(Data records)
^^^^^^^^^^^^^^^^
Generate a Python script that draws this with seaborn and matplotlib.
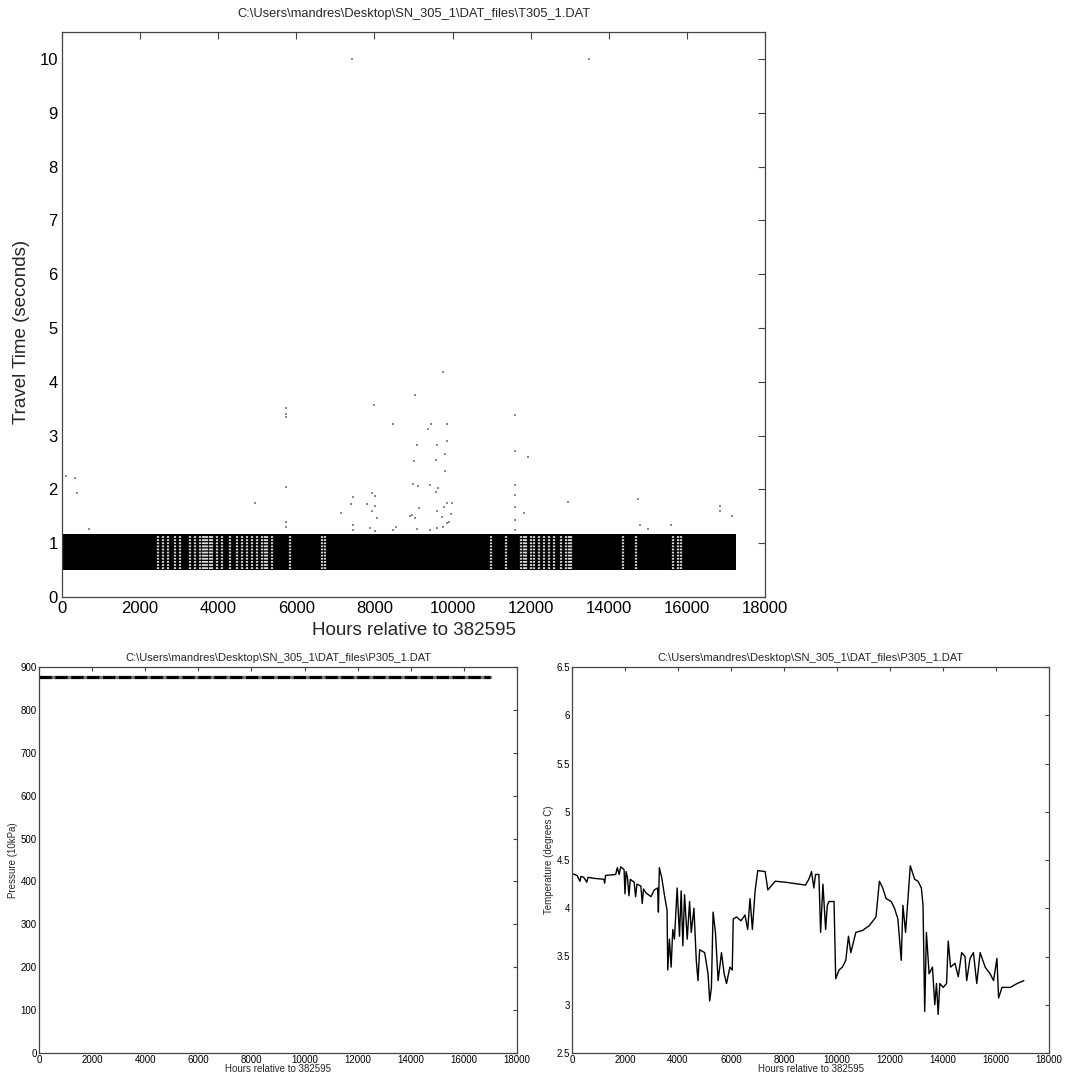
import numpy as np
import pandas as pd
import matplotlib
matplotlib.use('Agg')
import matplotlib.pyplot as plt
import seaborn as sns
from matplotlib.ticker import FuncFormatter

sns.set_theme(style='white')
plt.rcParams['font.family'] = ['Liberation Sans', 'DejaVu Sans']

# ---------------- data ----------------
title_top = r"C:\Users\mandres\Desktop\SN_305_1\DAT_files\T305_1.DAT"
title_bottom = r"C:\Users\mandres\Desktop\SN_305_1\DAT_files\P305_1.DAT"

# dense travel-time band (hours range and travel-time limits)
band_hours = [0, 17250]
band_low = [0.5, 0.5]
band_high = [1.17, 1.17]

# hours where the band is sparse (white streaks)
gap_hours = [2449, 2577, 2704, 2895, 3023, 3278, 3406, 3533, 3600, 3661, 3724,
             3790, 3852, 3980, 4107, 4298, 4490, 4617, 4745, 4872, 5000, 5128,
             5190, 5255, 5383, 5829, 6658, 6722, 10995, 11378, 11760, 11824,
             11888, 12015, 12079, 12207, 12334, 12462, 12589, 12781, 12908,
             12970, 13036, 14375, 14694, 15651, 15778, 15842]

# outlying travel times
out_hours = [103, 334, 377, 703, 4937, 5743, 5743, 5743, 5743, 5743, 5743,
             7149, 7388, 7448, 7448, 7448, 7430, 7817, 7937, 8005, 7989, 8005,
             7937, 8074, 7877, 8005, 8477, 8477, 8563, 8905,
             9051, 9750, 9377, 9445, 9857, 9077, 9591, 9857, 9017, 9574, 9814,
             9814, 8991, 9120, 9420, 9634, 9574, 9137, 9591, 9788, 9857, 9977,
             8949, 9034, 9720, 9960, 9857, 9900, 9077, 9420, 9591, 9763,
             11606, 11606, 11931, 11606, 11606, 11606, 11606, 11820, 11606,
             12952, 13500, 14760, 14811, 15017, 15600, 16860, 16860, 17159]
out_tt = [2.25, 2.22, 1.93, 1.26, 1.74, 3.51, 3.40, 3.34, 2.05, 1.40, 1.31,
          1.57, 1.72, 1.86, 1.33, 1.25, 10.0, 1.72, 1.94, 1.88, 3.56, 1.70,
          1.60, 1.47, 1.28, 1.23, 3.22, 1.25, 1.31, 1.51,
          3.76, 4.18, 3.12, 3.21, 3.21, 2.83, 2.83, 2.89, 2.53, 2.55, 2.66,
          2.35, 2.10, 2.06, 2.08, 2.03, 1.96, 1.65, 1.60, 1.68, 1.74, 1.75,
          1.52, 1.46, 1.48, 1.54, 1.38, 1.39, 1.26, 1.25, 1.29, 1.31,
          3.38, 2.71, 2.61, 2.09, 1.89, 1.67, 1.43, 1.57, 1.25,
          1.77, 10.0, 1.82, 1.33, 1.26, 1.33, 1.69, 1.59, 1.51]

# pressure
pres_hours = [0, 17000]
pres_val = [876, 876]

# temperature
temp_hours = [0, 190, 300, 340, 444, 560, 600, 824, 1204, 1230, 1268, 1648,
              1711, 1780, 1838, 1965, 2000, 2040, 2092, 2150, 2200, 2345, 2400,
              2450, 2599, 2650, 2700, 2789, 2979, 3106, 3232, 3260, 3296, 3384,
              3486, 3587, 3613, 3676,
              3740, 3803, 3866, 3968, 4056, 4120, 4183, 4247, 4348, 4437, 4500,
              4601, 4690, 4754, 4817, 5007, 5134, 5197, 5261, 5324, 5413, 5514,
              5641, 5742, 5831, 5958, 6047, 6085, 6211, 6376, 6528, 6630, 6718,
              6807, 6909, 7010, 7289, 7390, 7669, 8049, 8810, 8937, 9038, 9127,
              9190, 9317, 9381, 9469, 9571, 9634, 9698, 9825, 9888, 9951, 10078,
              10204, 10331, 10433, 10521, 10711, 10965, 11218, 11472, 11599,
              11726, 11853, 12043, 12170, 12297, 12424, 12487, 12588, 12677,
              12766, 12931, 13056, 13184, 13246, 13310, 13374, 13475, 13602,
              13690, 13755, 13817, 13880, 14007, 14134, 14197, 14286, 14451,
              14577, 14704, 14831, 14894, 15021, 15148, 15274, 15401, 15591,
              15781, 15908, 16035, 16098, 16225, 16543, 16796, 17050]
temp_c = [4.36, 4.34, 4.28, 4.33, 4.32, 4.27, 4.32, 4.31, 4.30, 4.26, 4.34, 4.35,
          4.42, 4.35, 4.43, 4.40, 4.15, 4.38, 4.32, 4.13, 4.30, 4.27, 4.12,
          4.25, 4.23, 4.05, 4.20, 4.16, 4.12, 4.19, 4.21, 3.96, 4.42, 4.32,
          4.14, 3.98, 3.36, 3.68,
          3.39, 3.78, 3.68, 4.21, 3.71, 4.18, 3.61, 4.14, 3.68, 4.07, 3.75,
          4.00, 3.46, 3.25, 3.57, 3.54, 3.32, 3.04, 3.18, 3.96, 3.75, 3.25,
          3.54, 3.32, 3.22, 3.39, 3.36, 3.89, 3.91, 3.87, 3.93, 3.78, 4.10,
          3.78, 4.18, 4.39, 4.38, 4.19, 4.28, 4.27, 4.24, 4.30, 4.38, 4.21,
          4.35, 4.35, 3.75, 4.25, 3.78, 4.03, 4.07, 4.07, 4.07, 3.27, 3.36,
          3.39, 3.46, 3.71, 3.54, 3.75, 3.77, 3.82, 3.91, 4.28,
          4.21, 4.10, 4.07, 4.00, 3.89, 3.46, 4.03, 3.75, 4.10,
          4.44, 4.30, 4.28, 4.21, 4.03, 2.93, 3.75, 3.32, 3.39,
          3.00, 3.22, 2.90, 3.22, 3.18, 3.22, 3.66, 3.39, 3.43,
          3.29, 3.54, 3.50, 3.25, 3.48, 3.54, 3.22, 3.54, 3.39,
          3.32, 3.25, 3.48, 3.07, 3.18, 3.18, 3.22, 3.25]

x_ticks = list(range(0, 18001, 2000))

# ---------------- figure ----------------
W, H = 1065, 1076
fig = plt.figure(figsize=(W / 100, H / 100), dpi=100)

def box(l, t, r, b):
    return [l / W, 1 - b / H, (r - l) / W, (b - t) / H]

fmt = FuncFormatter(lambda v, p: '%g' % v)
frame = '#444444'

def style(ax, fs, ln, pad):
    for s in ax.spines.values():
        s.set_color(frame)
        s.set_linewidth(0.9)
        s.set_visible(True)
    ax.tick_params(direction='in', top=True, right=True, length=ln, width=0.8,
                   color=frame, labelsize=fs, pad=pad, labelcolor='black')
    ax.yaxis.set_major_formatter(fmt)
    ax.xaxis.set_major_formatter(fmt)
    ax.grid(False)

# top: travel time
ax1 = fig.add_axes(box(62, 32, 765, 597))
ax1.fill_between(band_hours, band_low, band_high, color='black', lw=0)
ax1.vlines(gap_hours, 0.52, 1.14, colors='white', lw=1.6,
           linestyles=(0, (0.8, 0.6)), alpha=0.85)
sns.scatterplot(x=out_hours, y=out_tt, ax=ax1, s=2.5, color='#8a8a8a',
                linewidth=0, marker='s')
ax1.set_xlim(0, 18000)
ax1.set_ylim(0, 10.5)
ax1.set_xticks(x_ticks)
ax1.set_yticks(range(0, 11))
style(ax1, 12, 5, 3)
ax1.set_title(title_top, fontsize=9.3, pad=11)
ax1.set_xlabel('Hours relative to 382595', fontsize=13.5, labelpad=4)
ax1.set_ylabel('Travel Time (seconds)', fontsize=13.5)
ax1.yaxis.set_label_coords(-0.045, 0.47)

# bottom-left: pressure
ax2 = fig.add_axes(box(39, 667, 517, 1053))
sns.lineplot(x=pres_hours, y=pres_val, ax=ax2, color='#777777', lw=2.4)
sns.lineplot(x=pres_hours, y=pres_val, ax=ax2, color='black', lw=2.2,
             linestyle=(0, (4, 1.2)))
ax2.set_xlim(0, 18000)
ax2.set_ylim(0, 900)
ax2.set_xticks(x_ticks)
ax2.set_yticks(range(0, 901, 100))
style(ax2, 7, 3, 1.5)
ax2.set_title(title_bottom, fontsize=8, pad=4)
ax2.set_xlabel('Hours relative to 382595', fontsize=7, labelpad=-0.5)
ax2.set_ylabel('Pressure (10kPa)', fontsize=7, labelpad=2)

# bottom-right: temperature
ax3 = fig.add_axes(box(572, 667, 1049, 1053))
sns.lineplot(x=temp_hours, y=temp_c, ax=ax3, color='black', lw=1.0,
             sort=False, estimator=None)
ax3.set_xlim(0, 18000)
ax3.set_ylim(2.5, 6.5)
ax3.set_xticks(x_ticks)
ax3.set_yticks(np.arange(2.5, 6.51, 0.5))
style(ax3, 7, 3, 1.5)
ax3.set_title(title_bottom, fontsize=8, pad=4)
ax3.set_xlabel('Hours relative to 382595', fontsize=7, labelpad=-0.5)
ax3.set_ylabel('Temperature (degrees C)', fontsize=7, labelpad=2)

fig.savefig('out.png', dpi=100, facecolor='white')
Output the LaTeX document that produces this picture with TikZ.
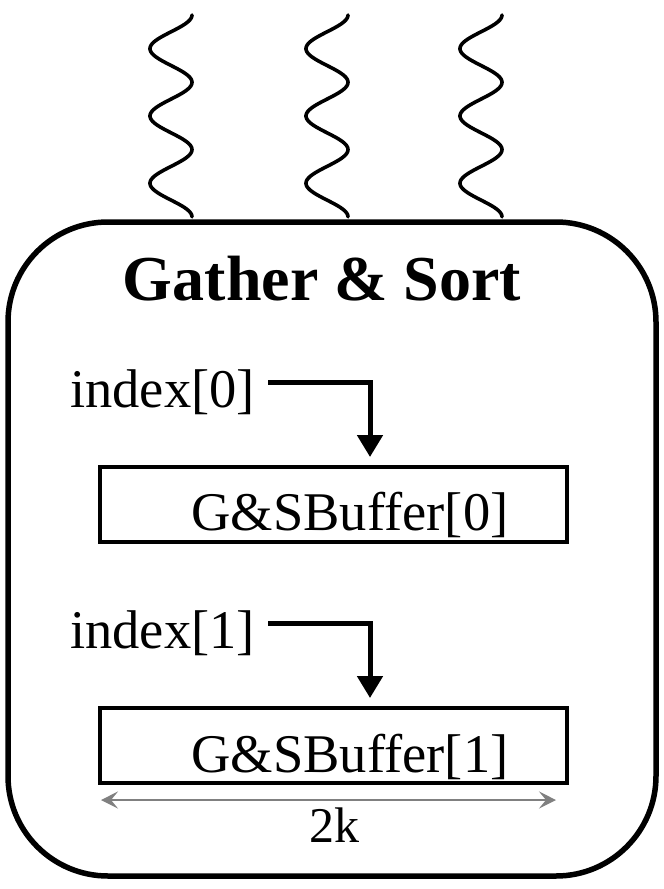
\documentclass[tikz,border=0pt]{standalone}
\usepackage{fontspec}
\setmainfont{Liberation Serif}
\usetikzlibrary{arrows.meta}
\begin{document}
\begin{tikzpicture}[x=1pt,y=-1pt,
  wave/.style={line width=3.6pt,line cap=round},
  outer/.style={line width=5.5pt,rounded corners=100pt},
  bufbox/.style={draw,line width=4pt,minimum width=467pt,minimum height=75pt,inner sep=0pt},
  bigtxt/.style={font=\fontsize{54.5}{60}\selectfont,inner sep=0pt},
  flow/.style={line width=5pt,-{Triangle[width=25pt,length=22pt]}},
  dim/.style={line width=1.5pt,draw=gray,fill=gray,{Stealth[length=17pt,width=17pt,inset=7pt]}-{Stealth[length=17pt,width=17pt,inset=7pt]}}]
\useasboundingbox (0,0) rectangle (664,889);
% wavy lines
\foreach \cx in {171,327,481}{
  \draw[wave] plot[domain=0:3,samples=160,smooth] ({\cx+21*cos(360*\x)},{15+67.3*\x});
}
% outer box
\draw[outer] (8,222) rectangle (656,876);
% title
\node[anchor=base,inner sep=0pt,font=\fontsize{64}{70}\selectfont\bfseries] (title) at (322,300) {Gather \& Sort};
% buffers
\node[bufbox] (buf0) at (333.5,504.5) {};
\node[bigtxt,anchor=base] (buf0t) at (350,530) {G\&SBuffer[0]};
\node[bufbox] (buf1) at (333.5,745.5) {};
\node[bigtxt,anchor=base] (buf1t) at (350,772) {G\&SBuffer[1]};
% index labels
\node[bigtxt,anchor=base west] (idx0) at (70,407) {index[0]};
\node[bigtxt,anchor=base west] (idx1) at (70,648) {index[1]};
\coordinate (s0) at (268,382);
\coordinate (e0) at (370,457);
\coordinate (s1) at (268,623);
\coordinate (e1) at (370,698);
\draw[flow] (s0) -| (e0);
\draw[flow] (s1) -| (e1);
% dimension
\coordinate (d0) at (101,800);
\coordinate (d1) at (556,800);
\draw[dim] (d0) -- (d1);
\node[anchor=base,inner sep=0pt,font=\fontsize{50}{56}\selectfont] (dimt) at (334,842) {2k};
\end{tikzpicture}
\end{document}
^^^^^^^^^^^^^^^^
== Instructions for the task ==
Return every line containing "this".

== Written reply ==
Generate a Python script that draws this with seaborn and matplotlib.
Output the LaTeX document that produces this picture with TikZ.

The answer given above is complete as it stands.